If your contributions limit the number of operating systems supported we will request from you to improve it.

Documentation

Your contributions should be bundled with related documentation to help users understand how to use the features you introduce.

Maintenance

When you contribute code to Netdata, you are automatically accepting that you will be responsible for maintaining that code in the future. So, if users need help, or report bugs, we will invite you to the related github issues to help them or fix the issues or bugs of your contributions.

Your first pull request

There are several guides for pull requests, such as the following:

However, it's not always that simple. Our PR approval process and the several merges we do every day may cause your fork to get behind the Netdata master. If you worked on something that has changed in the meantime, you will be required to do a git rebase, to bring your fork to the correct state. A very easy to follow guide on how to do it without learning all the intricacies of GitHub can be found here

One thing you will need to do only for your first pull request in Netdata is to accept the CLA. Until you do, the automated check for the CLA acceptance will be showing as failed.

PR approval process

Each PR automatically requires a review from the code owners specified in .github/CODEOWNERS. Depending on the files contained in your PR, several people may be need to approve it.
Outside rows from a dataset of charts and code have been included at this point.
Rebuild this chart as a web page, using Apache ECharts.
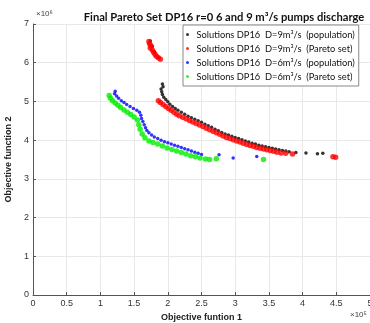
<!DOCTYPE html>
<html>
<head>
<meta charset="utf-8">
<script src="https://cdn.jsdelivr.net/npm/echarts@6/dist/echarts.min.js"></script>
<style>
  html, body { margin: 0; padding: 0; background: #fff; }
  #main { width: 370px; height: 323px; }
</style>
</head>
<body>
<div id="main"></div>
<script>
// Objective 1 (x10^5), Objective 2 (x10^6)
var pop9 = [
  [1.74,6.56],[1.77,6.42],[1.8,6.28],[1.86,6.14],
  [1.92,5.45],[1.93,5.38],[1.9,5.32],[1.91,5.25],[1.92,5.18],[1.94,5.11],[1.97,5.05],[2.0,4.99],
  [2.03,4.93],[2.07,4.87],[2.11,4.82],[2.15,4.77],[2.2,4.72],[2.25,4.67],[2.3,4.62],[2.35,4.58],
  [2.4,4.54],[2.45,4.5],[2.5,4.46],[2.55,4.41],[2.6,4.37],[2.65,4.33],[2.7,4.28],[2.75,4.24],
  [2.8,4.2],[2.85,4.16],[2.9,4.13],[2.95,4.1],[3.0,4.07],[3.05,4.04],[3.1,4.01],[3.15,3.98],
  [3.2,3.95],[3.25,3.92],[3.3,3.9],[3.35,3.87],[3.4,3.85],[3.45,3.83],[3.5,3.81],[3.55,3.79],
  [3.6,3.77],[3.65,3.75],[3.7,3.73],[3.75,3.72],[3.8,3.7],[3.9,3.68],[4.05,3.67],[4.22,3.65],[4.3,3.66]
];
var pareto9 = [
  [1.72,6.55],[1.73,6.49],[1.75,6.44],[1.74,6.38],[1.77,6.33],[1.79,6.27],[1.81,6.22],[1.83,6.17],
  [1.86,6.13],[1.89,6.09],
  [1.86,5.02],[1.89,4.97],[1.93,4.92],[1.97,4.87],[2.01,4.82],[2.05,4.77],[2.09,4.72],[2.13,4.67],
  [2.17,4.63],[2.22,4.59],[2.27,4.55],[2.32,4.51],[2.37,4.47],[2.42,4.43],[2.47,4.39],[2.52,4.35],
  [2.57,4.31],[2.62,4.27],[2.67,4.23],[2.72,4.19],[2.77,4.15],[2.82,4.11],[2.87,4.07],[2.92,4.04],
  [2.97,4.01],[3.02,3.98],[3.07,3.95],[3.12,3.92],[3.17,3.89],[3.22,3.86],[3.27,3.84],[3.32,3.81],
  [3.37,3.79],[3.42,3.77],[3.47,3.75],[3.52,3.73],[3.57,3.71],[3.62,3.69],[3.68,3.67],[3.75,3.66],
  [3.85,3.64],[4.45,3.57],[4.49,3.56]
];
var pop6 = [
  [1.22,5.26],[1.21,5.2],[1.24,5.14],[1.27,5.08],[1.31,5.02],[1.35,4.97],[1.39,4.92],[1.44,4.87],
  [1.49,4.82],[1.54,4.77],[1.58,4.72],[1.6,4.64],[1.61,4.56],[1.63,4.48],[1.65,4.4],[1.67,4.32],
  [1.69,4.25],[1.72,4.19],[1.76,4.13],[1.8,4.08],[1.85,4.04],[1.9,4.0],[1.95,3.96],[2.0,3.93],
  [2.05,3.9],[2.1,3.87],[2.15,3.84],[2.2,3.81],[2.25,3.78],[2.3,3.75],[2.35,3.72],[2.4,3.69],
  [2.45,3.66],[2.5,3.63],[2.76,3.62],[2.97,3.54],[3.32,3.58]
];
var pareto6 = [
  [1.13,5.15],[1.15,5.08],[1.18,5.02],[1.22,4.96],[1.26,4.9],[1.3,4.84],[1.35,4.78],[1.4,4.72],
  [1.45,4.66],[1.5,4.6],[1.55,4.52],[1.57,4.4],[1.59,4.28],[1.62,4.16],[1.66,4.06],[1.72,3.98],
  [1.78,3.94],[1.85,3.9],[1.92,3.85],[1.99,3.8],[2.06,3.76],[2.13,3.72],[2.2,3.68],[2.27,3.64],
  [2.34,3.6],[2.41,3.57],[2.48,3.54],[2.56,3.51],[2.62,3.5],[2.72,3.52],[3.42,3.5]
];
var seriesNames = [
  'Solutions DP16  D=9m\u00b3/s  (population)',
  'Solutions DP16  D=9m\u00b3/s  (Pareto set)',
  'Solutions DP16  D=6m\u00b3/s  (population)',
  'Solutions DP16  D=6m\u00b3/s  (Pareto set)'
];

var chart = echarts.init(document.getElementById('main'), null, { renderer: 'canvas' });

var axisCommon = {
  axisLine: { lineStyle: { color: '#555' } },
  axisTick: { inside: true, length: 3, lineStyle: { color: '#555' } },
  splitLine: { show: true, lineStyle: { color: '#e8e8e8' } },
  axisLabel: { color: '#333', fontSize: 9, fontFamily: 'Liberation Sans', margin: 4 }
};

var option = {
  animation: false,
  title: {
    text: 'Final Pareto Set DP16 r=0 6 and 9 m\u00b3/s pumps discharge',
    left: 219, top: 7, textAlign: 'center',
    textStyle: { fontSize: 11.2, fontWeight: 'bold', color: '#111', fontFamily: 'Lato' }
  },
  legend: {
    orient: 'vertical',
    left: 183, top: 25,
    padding: [5, 4, 5, 3],
    itemGap: 5,
    itemWidth: 8, itemHeight: 3,
    icon: 'circle',
    backgroundColor: '#fff',
    borderColor: '#888', borderWidth: 1,
    textStyle: { fontSize: 9.3, color: '#111', fontFamily: 'Lato' },
    data: seriesNames
  },
  grid: { left: 33, right: 0, top: 24, bottom: 28, outerBoundsMode: 'none' },
  xAxis: Object.assign({
    type: 'value', min: 0, max: 5, interval: 0.5,
    name: 'Objective funtion 1', nameLocation: 'middle', nameGap: 16,
    nameTextStyle: { fontSize: 9, fontWeight: 'bold', color: '#222', fontFamily: 'Liberation Sans' }
  }, axisCommon),
  yAxis: Object.assign({
    type: 'value', min: 0, max: 7, interval: 1,
    name: 'Objective function 2', nameLocation: 'middle', nameGap: 11,
    nameTextStyle: { fontSize: 9, fontWeight: 'bold', color: '#222', fontFamily: 'Liberation Sans' }
  }, axisCommon),
  graphic: [
    { type: 'text', left: 36, top: 10, style: { text: '\u00d710\u2076', fontSize: 8, fill: '#444', fontFamily: 'Liberation Sans' } },
    { type: 'text', left: 350, top: 311, style: { text: '\u00d710\u2075', fontSize: 8, fill: '#444', fontFamily: 'Liberation Sans' } }
  ],
  series: [
    { name: seriesNames[0], type: 'scatter', data: pop9, symbolSize: 3.5, itemStyle: { color: '#000' } },
    { name: seriesNames[1], type: 'scatter', data: pareto9, symbolSize: 5.5, itemStyle: { color: '#ff0000' } },
    { name: seriesNames[2], type: 'scatter', data: pop6, symbolSize: 3.5, itemStyle: { color: '#0000ff' } },
    { name: seriesNames[3], type: 'scatter', data: pareto6, symbolSize: 5.5, itemStyle: { color: '#00ee00' } }
  ]
};
chart.setOption(option);
</script>
</body>
</html>
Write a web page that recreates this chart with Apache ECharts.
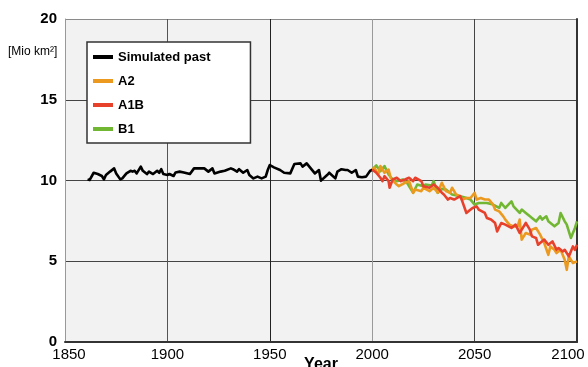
<!DOCTYPE html>
<html>
<head>
<meta charset="utf-8">
<script src="https://cdn.jsdelivr.net/npm/echarts@6/dist/echarts.min.js"></script>
<style>
  html, body { margin: 0; padding: 0; background: #ffffff; }
  #chart { width: 588px; height: 367px; }
</style>
</head>
<body>
<div id="chart"></div>
<script>
// Sea-ice area (million km²): simulated past and three emission scenarios
const xTicks = [1850, 1900, 1950, 2000, 2050, 2100];
const yTicks = [0, 5, 10, 15, 20];

const past = [
  [1861, 10.07], [1862, 10.03], [1864, 10.48], [1866, 10.40], [1868, 10.28],
  [1869, 10.07], [1870, 10.34], [1872, 10.55], [1874, 10.75], [1875, 10.44],
  [1877, 10.07], [1878, 10.13], [1880, 10.44], [1882, 10.60], [1883, 10.55],
  [1884, 10.60], [1885, 10.44], [1887, 10.86], [1888, 10.60], [1890, 10.40],
  [1891, 10.55], [1893, 10.40], [1895, 10.60], [1896, 10.48], [1897, 10.70],
  [1898, 10.40], [1900, 10.34], [1901, 10.40], [1903, 10.28], [1904, 10.50],
  [1906, 10.55], [1908, 10.50], [1911, 10.40], [1913, 10.75], [1916, 10.75],
  [1918, 10.75], [1920, 10.55], [1922, 10.75], [1923, 10.44], [1926, 10.55],
  [1928, 10.60], [1931, 10.75], [1932, 10.70], [1934, 10.55], [1935, 10.70],
  [1937, 10.48], [1939, 10.65], [1940, 10.34], [1942, 10.13], [1944, 10.24],
  [1946, 10.13], [1948, 10.24], [1949, 10.65], [1950, 10.96], [1952, 10.81],
  [1955, 10.65], [1957, 10.48], [1960, 10.44], [1962, 11.02], [1965, 11.06],
  [1966, 10.86], [1968, 11.06], [1970, 10.75], [1972, 10.44], [1974, 10.65],
  [1975, 9.99], [1978, 10.34], [1979, 10.48], [1982, 10.13], [1983, 10.55],
  [1985, 10.70], [1987, 10.65], [1988, 10.65], [1990, 10.48], [1992, 10.65],
  [1993, 10.24], [1995, 10.20], [1997, 10.24], [1999, 10.60], [2000, 10.65]
];

const a2 = [
  [2000, 10.68], [2001, 10.79], [2003, 10.37], [2004, 10.89], [2006, 10.48],
  [2008, 10.68], [2009, 10.17], [2012, 9.75], [2013, 9.65], [2016, 9.86],
  [2018, 9.96], [2020, 9.24], [2021, 9.44], [2024, 9.34], [2025, 9.55],
  [2028, 9.34], [2030, 9.55], [2032, 9.24], [2034, 9.86], [2036, 9.34],
  [2038, 9.24], [2039, 9.55], [2041, 9.13], [2043, 9.03], [2044, 8.82],
  [2046, 8.92], [2048, 8.92], [2050, 9.24], [2051, 8.82], [2053, 8.92],
  [2055, 8.82], [2057, 8.82], [2059, 8.51], [2060, 8.20], [2062, 8.09],
  [2064, 7.78], [2065, 7.58], [2067, 7.27], [2069, 7.16], [2071, 7.16],
  [2072, 7.58], [2073, 6.34], [2075, 6.75], [2077, 6.65], [2078, 6.96],
  [2080, 7.06], [2082, 6.65], [2084, 6.13], [2086, 5.40], [2087, 5.92],
  [2089, 5.71], [2090, 5.51], [2092, 5.71], [2094, 5.09], [2095, 4.47],
  [2096, 5.30], [2098, 4.89], [2100, 4.99]
];

const a1b = [
  [2000, 10.68], [2002, 10.48], [2004, 10.17], [2005, 9.96], [2006, 10.27],
  [2008, 9.96], [2008.5, 9.55], [2010, 10.06], [2012, 10.17], [2014, 9.96],
  [2016, 10.06], [2018, 10.17], [2020, 9.96], [2021, 10.17], [2024, 9.96],
  [2025, 9.65], [2028, 9.55], [2030, 9.75], [2032, 9.55], [2034, 9.24],
  [2035, 9.13], [2037, 8.82], [2038, 8.92], [2040, 8.82], [2043, 9.03],
  [2044, 8.71], [2046, 7.99], [2047, 8.09], [2049, 8.30], [2051, 8.40],
  [2052, 8.20], [2055, 7.99], [2056, 7.68], [2058, 7.58], [2060, 7.37],
  [2061, 6.85], [2063, 7.37], [2065, 7.27], [2068, 7.06], [2070, 7.27],
  [2072, 6.75], [2073, 6.96], [2075, 7.37], [2077, 6.96], [2078, 6.54],
  [2080, 6.44], [2081, 6.02], [2084, 6.34], [2086, 6.02], [2088, 6.23],
  [2090, 5.71], [2091, 5.82], [2093, 5.61], [2094, 5.71], [2096, 5.30],
  [2098, 5.92], [2099, 5.71], [2100, 6.02]
];

const b1 = [
  [2000, 10.68], [2002, 10.93], [2004, 10.58], [2006, 10.89], [2008, 10.37],
  [2010, 10.06], [2012, 9.96], [2015, 10.06], [2017, 9.86], [2020, 9.24],
  [2022, 9.75], [2025, 9.65], [2026, 9.75], [2029, 9.69], [2030, 9.96],
  [2032, 9.24], [2034, 9.48], [2036, 9.44], [2039, 9.13], [2043, 9.03],
  [2046, 8.92], [2048, 8.82], [2050, 8.51], [2052, 8.61], [2056, 8.61],
  [2059, 8.51], [2062, 8.30], [2063, 8.61], [2065, 8.30], [2068, 8.71],
  [2069, 8.40], [2072, 7.99], [2073, 8.20], [2075, 7.99], [2077, 7.78],
  [2078, 7.68], [2080, 7.47], [2082, 7.78], [2083, 7.58], [2085, 7.78],
  [2086, 7.47], [2089, 7.16], [2091, 7.37], [2092, 7.99], [2094, 7.47],
  [2095, 7.27], [2097, 6.44], [2099, 7.06], [2100, 7.47]
];

const seriesNames = ['Simulated past', 'A2', 'A1B', 'B1'];
const seriesColors = ['#000000', '#eb9a1f', '#e8412b', '#72b733'];

const chart = echarts.init(document.getElementById('chart'), null, { renderer: 'canvas' });

function lineSeries(name, data, color, z) {
  return {
    name: name,
    type: 'line',
    data: data,
    color: color,
    showSymbol: false,
    symbol: 'none',
    smooth: false,
    z: z,
    lineStyle: { color: color, width: 2.6, join: 'round' },
    emphasis: { disabled: true }
  };
}

chart.setOption({
  animation: false,
  backgroundColor: '#ffffff',
  textStyle: { fontFamily: 'Liberation Sans, Arial, sans-serif' },
  grid: {
    left: 65, right: 11, top: 19, bottom: 25,
    outerBoundsMode: 'none', containLabel: false,
    show: true, backgroundColor: '#f2f2f2', borderWidth: 0
  },
  legend: {
    orient: 'vertical',
    left: 87, top: 42,
    data: seriesNames,
    icon: 'rect',
    itemWidth: 20, itemHeight: 4,
    itemGap: 10,
    padding: [8, 40, 7, 6],
    backgroundColor: '#ffffff',
    borderColor: '#333333', borderWidth: 1.5,
    selectedMode: false,
    textStyle: { fontSize: 13, fontWeight: 'bold', color: '#000', lineHeight: 14 }
  },
  graphic: [{
    type: 'text', left: 8, top: 46,
    style: { text: '[Mio km²]', fontSize: 12, fill: '#000', fontFamily: 'Liberation Sans, Arial, sans-serif' }
  }],
  xAxis: {
    type: 'value',
    min: xTicks[0], max: xTicks[xTicks.length - 1], interval: 50,
    name: 'Year', nameLocation: 'middle', nameGap: 15, nameMoveOverlap: false,
    nameTextStyle: { fontSize: 16, fontWeight: 'bold', color: '#000' },
    axisLine: { show: true, lineStyle: { color: '#333', width: 2 } },
    axisTick: { show: false },
    axisLabel: {
      fontSize: 15, color: '#000', margin: 5,
      formatter: function (v) {
        if (v === xTicks[0]) return '{first|' + v + '}';
        if (v === xTicks[xTicks.length - 1]) return '{last|' + v + '}';
        return String(v);
      },
      rich: {
        first: { fontSize: 15, padding: [0, 0, 0, 8] },
        last: { fontSize: 15, padding: [0, 18, 0, 0] }
      }
    },
    splitLine: {
      show: true,
      lineStyle: { color: ['#999', '#555', '#222', '#9a9a9a', '#444', '#333'], width: 1 }
    }
  },
  yAxis: [{
    type: 'value',
    min: yTicks[0], max: yTicks[yTicks.length - 1], interval: 5,
    axisLine: { show: true, lineStyle: { color: '#999', width: 1 } },
    axisTick: { show: false },
    axisLabel: { fontSize: 15, fontWeight: 'bold', color: '#000', margin: 8 },
    splitLine: {
      show: true,
      lineStyle: { color: ['#333', '#444', '#444', '#444', '#8a8a8a'], width: 1 }
    }
  }, {
    type: 'value', position: 'right',
    min: yTicks[0], max: yTicks[yTicks.length - 1], interval: 5,
    axisLine: { show: true, lineStyle: { color: '#333', width: 2 } },
    axisTick: { show: false }, axisLabel: { show: false }, splitLine: { show: false }
  }],
  series: [
    lineSeries(seriesNames[0], past, seriesColors[0], 5),
    lineSeries(seriesNames[3], b1, seriesColors[3], 4),
    lineSeries(seriesNames[1], a2, seriesColors[1], 5),
    lineSeries(seriesNames[2], a1b, seriesColors[2], 6)
  ]
});
</script>
</body>
</html>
We also have a series of automated checks running, such as linters to check code quality and QA tests. If you get an error or warning in any of those checks, you will need to click on the link included in the check to identify the root cause, so you can fix it.

One special type of automated check is the "WIP" check. You may add "[WIP]" to the title of the PR, to tell us that the particular request is "Work In Progress" and should not be merged. You're still not done with it, you created it to get some feedback. When you're ready to get the final approvals and get it merged, just remove the "[WIP]" string from the title of your PR and the "WIP" check will pass.